Until now I didn't really grasp the importance of public preprint servers like arXiv, BioRxiv and PeerJ PrePrints — at least in the life sciences where a good article can be published outside a glamor mag within a few months. (In physics and mathematics, peer review and publication typically take much longer.) It was hard enough to get people I knew to review my articles before submitting them to a journal; would anyone really leave useful comments out of the blue if I posted an unreviewed paper on a preprint server? Answer: Maybe, but there's more to preprints than that.
"Competitors" have their own projects, usually planned around their own grants. They could drop everything and copy your idea if they saw it. More likely, they will do the same thing they'll do when they see your final published paper, which is to take this new information into account as they pursue their own projects. You do want to make an impact on the field, don't you?
Pre-publication peer-review is a well-established system for gathering detailed suggestions from uninvolved colleagues, a useful stick to force authors to improve their manuscripts, and sometimes a filter for junk. F1000 has an innovative process of publishing submissions first after a cursory screening, then collecting peer reviews and allowing authors to revise the manuscript at their leisure, apparently. Once a manuscript has been reviewed, revised and approved, it receives a tag indicating that it has been properly peer-reviewed. PeerJ takes a more conservative approach, hosting a preprint server alongside but separate from their peer-reviewed articles. Are either of these the way forward?

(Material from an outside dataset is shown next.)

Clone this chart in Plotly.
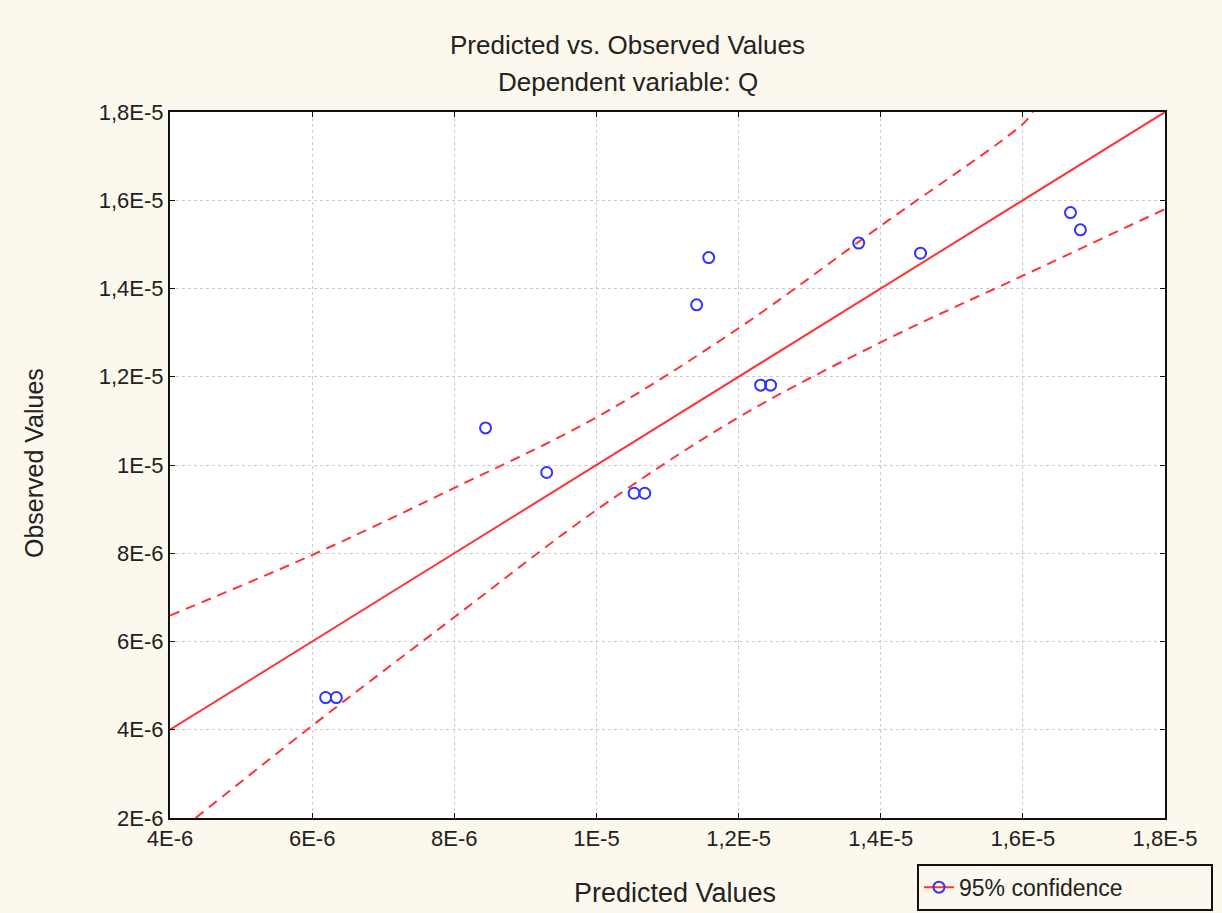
import plotly.graph_objects as go

# Values expressed in units of 1E-6
predicted = [6.19, 6.34, 8.44, 9.30, 10.53, 10.68, 11.41, 11.58, 12.31, 12.45, 13.69, 14.56, 16.67, 16.81]
observed = [4.73, 4.73, 10.84, 9.83, 9.36, 9.36, 13.63, 14.70, 11.81, 11.81, 15.03, 14.80, 15.72, 15.33]

fit_x = [4, 18]
fit_y = [4, 18]

upper_x = [4, 6, 8, 10, 12, 14, 16, 16.14]
upper_y = [6.59, 7.96, 9.48, 11.08, 13.10, 15.42, 17.73, 18.0]
lower_x = [4.36, 6, 8, 10, 12, 14, 16, 18]
lower_y = [2.0, 4.09, 6.55, 8.98, 11.08, 12.78, 14.29, 15.80]

x_ticks = [4, 6, 8, 10, 12, 14, 16, 18]
x_tick_text = ["4E-6", "6E-6", "8E-6", "1E-5", "1,2E-5", "1,4E-5", "1,6E-5", "1,8E-5"]
y_ticks = [2, 4, 6, 8, 10, 12, 14, 16, 18]
y_tick_text = ["2E-6", "4E-6", "6E-6", "8E-6", "1E-5", "1,2E-5", "1,4E-5", "1,6E-5", "1,8E-5"]

RED = "#ff3333"
BLUE = "#3333ff"
BG = "#fcf8ee"
FONT = "Liberation Sans"

fig = go.Figure()
fig.add_trace(go.Scatter(x=upper_x, y=upper_y, mode="lines", showlegend=False,
                         line=dict(color=RED, width=2, dash="10px,7px", shape="spline", smoothing=1.0)))
fig.add_trace(go.Scatter(x=lower_x, y=lower_y, mode="lines", showlegend=False,
                         line=dict(color=RED, width=2, dash="10px,7px", shape="spline", smoothing=1.0)))
fig.add_trace(go.Scatter(x=fit_x, y=fit_y, mode="lines", showlegend=False,
                         line=dict(color=RED, width=2)))
fig.add_trace(go.Scatter(x=predicted, y=observed, mode="markers", showlegend=False,
                         marker=dict(symbol="circle-open", size=11, color=BLUE, line=dict(width=2, color=BLUE))))
fig.add_trace(go.Scatter(x=[None], y=[None], mode="lines+markers", name="95% confidence",
                         line=dict(color=RED, width=2),
                         marker=dict(symbol="circle-open", size=11, color=BLUE, line=dict(width=2, color=BLUE))))

axis_common = dict(
    showgrid=True, gridcolor="#cccccc", griddash="dot", gridwidth=1,
    zeroline=False, showline=True, linecolor="#111111", linewidth=2, mirror="ticks",
    ticks="inside", ticklen=5, tickcolor="#111111",
    tickfont=dict(family=FONT, size=22, color="#222222"),
)
fig.update_xaxes(range=[4, 18], tickmode="array", tickvals=x_ticks, ticktext=x_tick_text, **axis_common)
fig.update_yaxes(range=[2, 18], tickmode="array", tickvals=y_ticks, ticktext=y_tick_text, **axis_common)

fig.update_layout(
    width=1222, height=913,
    margin=dict(l=170, r=57, t=112, b=95, autoexpand=False),
    paper_bgcolor=BG, plot_bgcolor="white",
    font=dict(family=FONT, color="#222222"),
    showlegend=True,
    legend=dict(xref="container", yref="container", x=0.7504, y=0.054, xanchor="left", yanchor="top",
                orientation="h", entrywidth=247, entrywidthmode="pixels",
                bgcolor=BG, bordercolor="#111111", borderwidth=2,
                font=dict(family=FONT, size=23, color="#222222")),
    annotations=[
        dict(text="Predicted vs. Observed Values", xref="paper", yref="paper", x=0.46, y=1.095,
             showarrow=False, xanchor="center", yanchor="middle", font=dict(size=26)),
        dict(text="Dependent variable: Q", xref="paper", yref="paper", x=0.46, y=1.0425,
             showarrow=False, xanchor="center", yanchor="middle", font=dict(size=26)),
        dict(text="Predicted Values", xref="paper", yref="paper", x=0.508, y=-0.106,
             showarrow=False, xanchor="center", yanchor="middle", font=dict(size=27)),
        dict(text="Observed Values", xref="paper", yref="paper", x=-0.1365, y=0.503, textangle=-90,
             showarrow=False, xanchor="center", yanchor="middle", font=dict(size=25)),
    ],
)

fig.write_html("out.html")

F1000 is new on the scene, and it may be too soon to tell if this is going to be a success. For one thing, will authors be motivated enough to correct their manuscripts promptly? PLoS One once fought a mighty battle against the perception that they weren't peer-reviewed. That stigma came out of thin air, and has been overcome — but will F1000 have to fight the same battle again, since their articles really are a mix of various states of peer-review? I hope not, because many scientists could benefit from having a few holes poked in the wall of pre-publication peer review.